Нет. Это далеко не так.
– Я не обязан тебе отвечать, – отрезает Исак.
– Не обязан.
Исак снова смотрит на Эвена и обнаруживает, что тот не сводит с него глаз, находясь в другом конце комнаты. Он сильно хмурит лоб, а его руки сжаты в кулаки. Наверное, он узнал Хельге. Исак качает головой, словно говоря Эвену оставаться на месте.
– Он что-то с чем-то, тот парень, – говорит Хельге, заметив, на кого направлен взгляд Исака.
– Только подойди к нему, и я сломаю тебе челюсть, – выпаливает Исак.
И снова жестокость в собственных словах поражает его. Но Хельге напоминает ему лишь о бетоне, и сломанных носах, и ушибленных рёбрах. Так что неудивительно, что, представляя его рядом с Эвеном, Исак испытывает желание причинить боль.
– Я… что? Я не собираюсь… Я не собираюсь причинять боль твоему другу! – возражает Хельге, ужасаясь жестокому ответу Исака.
– Он мне не друг. Друзья не делают то, что мы делаем.
Боже. Исак напился. Он так напился. Может, Эвену стоит подойти и вытащить его из этой херни.
– О, так он твой парень? – продолжает свой допрос Хельге.
– Нет, – Исак резко качает головой.
– Нет?
– Нет. Но это о нём я думаю, когда прикасаюсь к себе.
Что?
Хельге переминается с ноги на ногу, явно испытывая неловкость, и Исаку становится интересно, почему он вообще здесь. Он что, теперь гомосексуал, или он здесь как «союзник», для «работы»? Однако Исаку это нравится. Что его слова заставляют Хельге чувствовать неловкость.
– Я недавно снова начал прикасаться к себе. Понимаешь? – Исак растягивает слова, упираясь головой в стену и повернувшись к Хельге, чтобы смотреть на его лицо.
– Хм, окей…
Хельге выпивает шот какого-то напитка, и Исак смотрит на него. Он даже не симпатичный. Он просто кулак. Он всего лишь кулак, сломавший ему челюсть.
У Исака кружится голова, он чувствует, что теряет контроль.
– Ты сломал мне челюсть, – говорит он и берёт Хельге за руку. Хельге начинает тяжело дышать, и Исак подносит его руку к своей челюсти. – Ты её сломал этой рукой.
– Исак…
– И ты разбил мне сердце, – продолжает Исак, прикладывая руку Хельге к своей груди. – И мой мозг тоже. Я даже подрочить не могу, не чувствуя, что сейчас умру.
Я сказал, что люблю тебя, а ты разрушил меня и оставил истекать кровью на обочине.

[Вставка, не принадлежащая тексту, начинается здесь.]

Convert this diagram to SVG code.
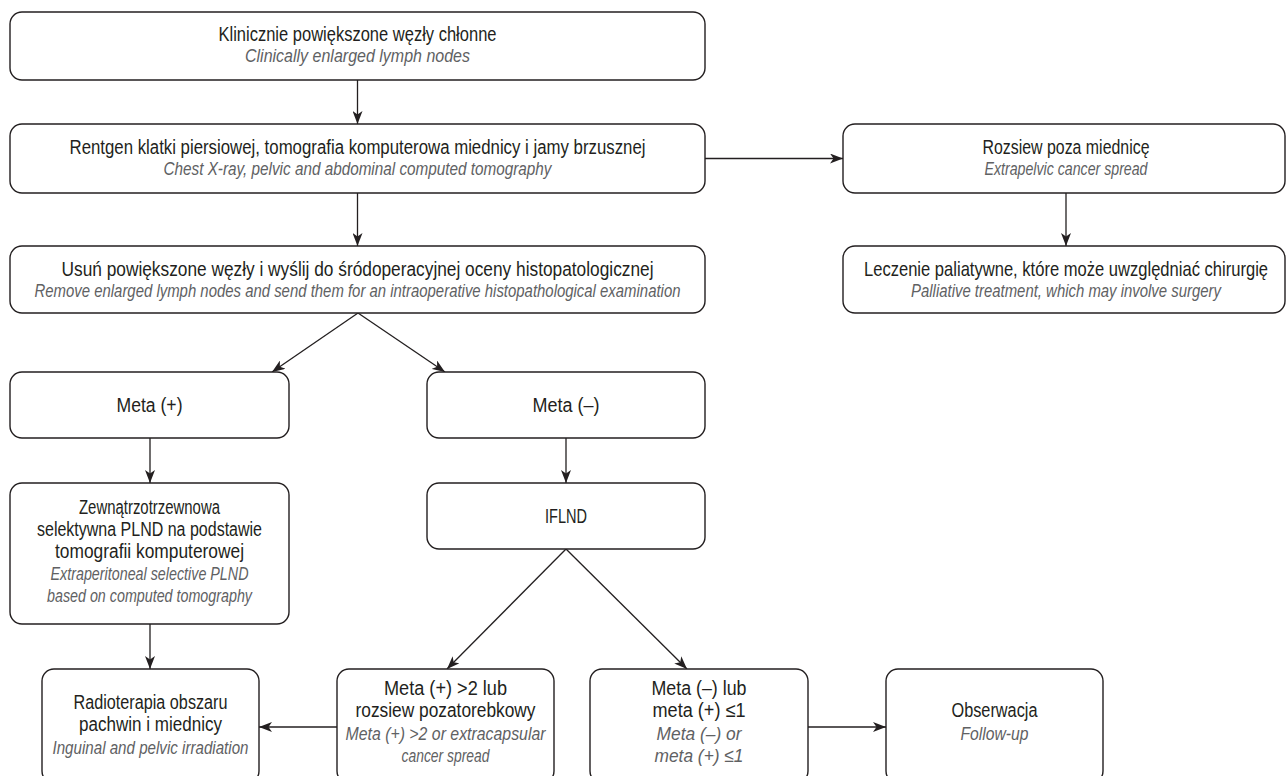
<svg xmlns="http://www.w3.org/2000/svg" width="1287" height="776" viewBox="0 0 1287 776">
<defs>
<style>
.box{fill:#fff;stroke:#231f20;stroke-width:1.4}
.pl{font-family:"Liberation Sans Narrow","Liberation Sans",Arial,sans-serif;font-size:20px;fill:#231f20;text-anchor:middle}
.en{font-family:"Liberation Sans Narrow","Liberation Sans",Arial,sans-serif;font-size:19px;font-style:italic;fill:#606163;text-anchor:middle}
.c{fill:none;stroke:#231f20;stroke-width:1.3;marker-end:url(#ah)}
</style>
<marker id="ah" viewBox="0 0 13 10" refX="13" refY="5" markerWidth="13" markerHeight="10" markerUnits="userSpaceOnUse" orient="auto">
<path d="M0,0 L13,5 L0,10 L3.5,5 Z" fill="#231f20"/>
</marker>
</defs>
<rect width="1287" height="776" fill="#fff"/>
<g id="connectors">
<line class="c" x1="357.5" y1="80" x2="357.5" y2="124"/>
<line class="c" x1="357.5" y1="193" x2="357.5" y2="246"/>
<line class="c" x1="705" y1="158.5" x2="843" y2="158.5"/>
<line class="c" x1="1066" y1="193" x2="1066" y2="246"/>
<line class="c" x1="358" y1="313" x2="272" y2="372"/>
<line class="c" x1="358" y1="313" x2="445" y2="372"/>
<line class="c" x1="150" y1="438" x2="150" y2="483"/>
<line class="c" x1="566" y1="438" x2="566" y2="483"/>
<line class="c" x1="566" y1="549" x2="447" y2="669"/>
<line class="c" x1="566" y1="549" x2="687" y2="669"/>
<line class="c" x1="150" y1="624" x2="150" y2="669"/>
<line class="c" x1="337" y1="727" x2="259" y2="727"/>
<line class="c" x1="808" y1="727" x2="886" y2="727"/>
</g>
<g id="n1">
<rect class="box" x="10" y="12" width="695" height="68" rx="12"/>
<text class="pl" x="357.5" y="41" textLength="278" lengthAdjust="spacingAndGlyphs">Klinicznie powiększone węzły chłonne</text>
<text class="en" x="357.5" y="62" textLength="225" lengthAdjust="spacingAndGlyphs">Clinically enlarged lymph nodes</text>
</g>
<g id="n2">
<rect class="box" x="10" y="124" width="695" height="69" rx="12"/>
<text class="pl" x="357.5" y="154" textLength="576" lengthAdjust="spacingAndGlyphs">Rentgen klatki piersiowej, tomografia komputerowa miednicy i jamy brzusznej</text>
<text class="en" x="357.5" y="175" textLength="388" lengthAdjust="spacingAndGlyphs">Chest X-ray, pelvic and abdominal computed tomography</text>
</g>
<g id="n3">
<rect class="box" x="843" y="124" width="442" height="69" rx="12"/>
<text class="pl" x="1066" y="154" textLength="167" lengthAdjust="spacingAndGlyphs">Rozsiew poza miednicę</text>
<text class="en" x="1066" y="175" textLength="163" lengthAdjust="spacingAndGlyphs">Extrapelvic cancer spread</text>
</g>
<g id="n5">
<rect class="box" x="843" y="246" width="442" height="67" rx="12"/>
<text class="pl" transform="translate(1066 276) scale(0.84 1)" x="0" y="0" textLength="481" lengthAdjust="spacingAndGlyphs">Leczenie paliatywne, które może uwzględniać chirurgię</text>
<text class="en" transform="translate(1066 297) scale(0.84 1)" x="0" y="0" textLength="369" lengthAdjust="spacingAndGlyphs">Palliative treatment, which may involve surgery</text>
</g>
<g id="n4">
<rect class="box" x="10" y="246" width="695" height="67" rx="12"/>
<text class="pl" x="357.5" y="276" textLength="592" lengthAdjust="spacingAndGlyphs">Usuń powiększone węzły i wyślij do śródoperacyjnej oceny histopatologicznej</text>
<text class="en" x="357.5" y="297" textLength="646" lengthAdjust="spacingAndGlyphs">Remove enlarged lymph nodes and send them for an intraoperative histopathological examination</text>
</g>
<g id="n6">
<rect class="box" x="10" y="372" width="279" height="66" rx="12"/>
<text class="pl" x="149.5" y="412" textLength="66" lengthAdjust="spacingAndGlyphs">Meta (+)</text>
</g>
<g id="n7">
<rect class="box" x="427" y="372" width="278" height="66" rx="12"/>
<text class="pl" x="566" y="412" textLength="67" lengthAdjust="spacingAndGlyphs">Meta (–)</text>
</g>
<g id="n8">
<rect class="box" x="10" y="483" width="279" height="141" rx="12"/>
<text class="pl" x="149.5" y="514" textLength="141" lengthAdjust="spacingAndGlyphs">Zewnątrzotrzewnowa</text>
<text class="pl" x="149.5" y="536" textLength="225" lengthAdjust="spacingAndGlyphs">selektywna PLND na podstawie</text>
<text class="pl" x="149.5" y="558" textLength="189" lengthAdjust="spacingAndGlyphs">tomografii komputerowej</text>
<text class="en" x="149.5" y="580" textLength="198" lengthAdjust="spacingAndGlyphs">Extraperitoneal selective PLND</text>
<text class="en" x="149.5" y="602" textLength="205" lengthAdjust="spacingAndGlyphs">based on computed tomography</text>
</g>
<g id="n9">
<rect class="box" x="427" y="483" width="278" height="66" rx="12"/>
<text class="pl" x="566" y="523" textLength="42" lengthAdjust="spacingAndGlyphs">IFLND</text>
</g>
<g id="n10">
<rect class="box" x="42" y="669" width="217" height="114" rx="12"/>
<text class="pl" x="150.5" y="709" textLength="154" lengthAdjust="spacingAndGlyphs">Radioterapia obszaru</text>
<text class="pl" x="150.5" y="731" textLength="143" lengthAdjust="spacingAndGlyphs">pachwin i miednicy</text>
<text class="en" x="150.5" y="754" textLength="196" lengthAdjust="spacingAndGlyphs">Inguinal and pelvic irradiation</text>
</g>
<g id="n11">
<rect class="box" x="337" y="669" width="217" height="114" rx="12"/>
<text class="pl" x="445.5" y="695" textLength="123" lengthAdjust="spacingAndGlyphs">Meta (+) &gt;2 lub</text>
<text class="pl" x="445.5" y="717" textLength="180" lengthAdjust="spacingAndGlyphs">rozsiew pozatorebkowy</text>
<text class="en" x="445.5" y="740" textLength="200" lengthAdjust="spacingAndGlyphs">Meta (+) &gt;2 or extracapsular</text>
<text class="en" x="445.5" y="762" textLength="88" lengthAdjust="spacingAndGlyphs">cancer spread</text>
</g>
<g id="n12">
<rect class="box" x="590" y="669" width="218" height="114" rx="12"/>
<text class="pl" x="699" y="695" textLength="95" lengthAdjust="spacingAndGlyphs">Meta (–) lub</text>
<text class="pl" x="699" y="717" textLength="93" lengthAdjust="spacingAndGlyphs">meta (+) ≤1</text>
<text class="en" x="699" y="740" textLength="85" lengthAdjust="spacingAndGlyphs">Meta (–) or</text>
<text class="en" x="699" y="762" textLength="89" lengthAdjust="spacingAndGlyphs">meta (+) ≤1</text>
</g>
<g id="n13">
<rect class="box" x="886" y="669" width="217" height="114" rx="12"/>
<text class="pl" x="994.5" y="717" textLength="86" lengthAdjust="spacingAndGlyphs">Obserwacja</text>
<text class="en" x="994.5" y="740" textLength="68" lengthAdjust="spacingAndGlyphs">Follow-up</text>
</g>
</svg>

– Прости, – умоляет Хельге, как будто это что-то значит для Исака, как будто Исак рассказывает ему об этом, чтобы услышать извинения. – И дня не проходит, чтобы я не чувствовал себя дерьмом из-за этого. Ни единого дня, Исак.
– Ты даже никогда не целовал меня, – хихикает Исак. – Иногда мне казалось, что со мной всё было бы нормально, если бы ты просто поцеловал меня. Почему ты не поцеловал меня? Вместо этого ты сломал мне челюсть.
Исака раздражает, что эти слова льются из него. Он звучит как Эвен. Почему он звучит как Эвен?
– Скажи, что мне сделать, и я это сделаю, – предлагает Хельге.
– Я хочу обжечь тебя так, как ты обжёг меня.
– Что?
Исак сжимает руку Хельге и концентрируется на тьме и боли внутри себя. Он концентрируется изо всех сил, как и раньше, когда старался заставить всё это исчезнуть, лёжа в своей комнате, после того как начал обжигать других. Исак концентрируется изо всех сил и продолжает это делать до тех пор, пока Хельге не морщится, пока его лицо не искажается от боли, от боли, которую причиняет ему Исак.
Исак смотрит на их руки и видит, что кожа Хельге краснеет.
Исак обжигает его. И Хельге не отдёргивает руку. Он не протестует. Знает ли он, что Исак может делать такое? Обжигать людей, просто прикасаясь к их коже?